Event: Turning principles into actions – Made in Africa AI in MERL 


On February 24, 10am ET/4pm CET/ 5pm CAT/6pm EAT  the AI in Africa Working Group at the Natural Language Processing Community of Practice (NLP-CoP) is hosting a session on the Made in Africa AI Approaches in MERL Landscape Study. RSVP here.

Last year, The MERL Tech Initiative launched our Made in Africa Approaches in MERL landscape study. This qualitative research study explored how AI intersects with data and evaluation work across the African continent. A key finding was that while MERL practitioners Africa face multi-layered barriers to AI adoption, from infrastructure gaps and lagging digitalization to misaligned frameworks that don’t reflect African realities, there is growing consensus that Made in Africa AI for MERL must be rooted in locally defined principles, participatory community design, and African language representation. 

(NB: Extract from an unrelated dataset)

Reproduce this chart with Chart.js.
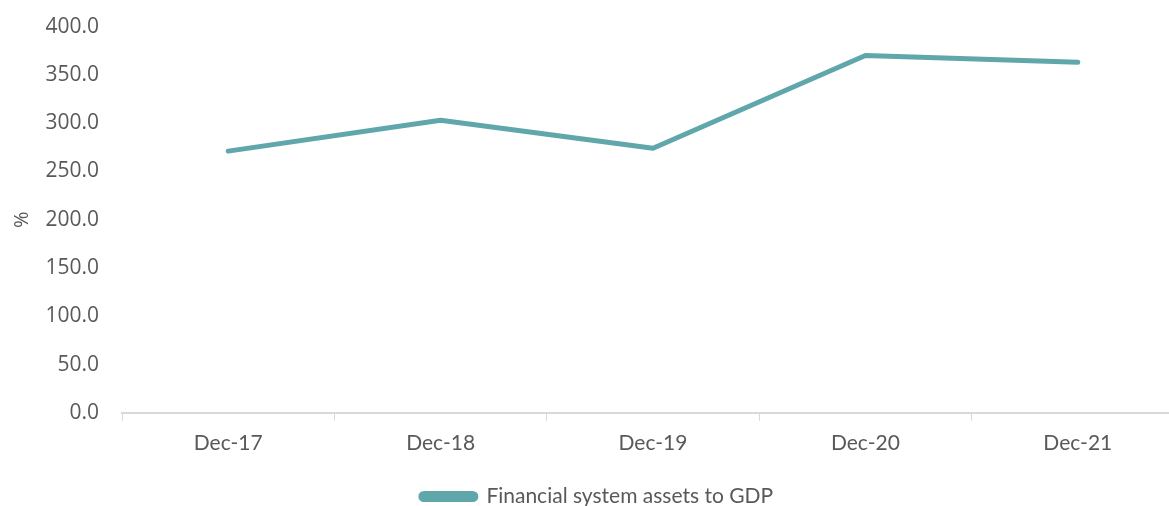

We would love to dive deeper into some of those issues with members of the working group. In our next event, we’ll be focusing on:

  • How do we refine a “Made in Africa AI in MERL” framework to reflect diverse realities across the continent, and translate these principles into concrete steps practitioners can take in their MERL work?
  • How do we address the real barriers practitioners face, and what specific actions can move us from aspiration to implementation as individuals and as a sector?

During the event, we will get practical insights from fellow working group members, Mario Marais and Rebecca Mbaya, who will lead an interactive discussion with the working group. Drawing from their experiences, we’ll collectively identify 3-4 concrete strategies for critical approaches to AI in MERL that working group members can take in their organizations, and also how this working group can support responsible, appropriate, effective uptake of AI in MERL in Africa. 

Get to know the Speakers

Dr. Mario Marais: Mario is a researcher and evaluation consultant specializing in systems thinking, behavioral dynamics, and AI applications for analyzing development initiatives. His work examines innovation ecosystems, organizational networks, and behavioral transformation through rigorous monitoring and evaluation frameworks. With a PhD in Informatics from the University of Pretoria, his research explored social capital’s role in sustainable entrepreneurship. His two decades of ICT for Development work focused on how technology enhances livelihoods and business growth in underserved communities.

Rebecca Mbaya: Rebecca Mbaya is an Applied AI Researcher with a background in MERL focused on real-world AI systems in African and social impact contexts. Her work uses storytelling as an entry point for research, capturing lived experiences of African innovators and translating them into structured insights about how AI and data systems are actually designed, adapted, and used on the ground. She is the founder of TAIS (The African Innovators Series), a storytelling-led research platform documenting real-world innovation across Africa.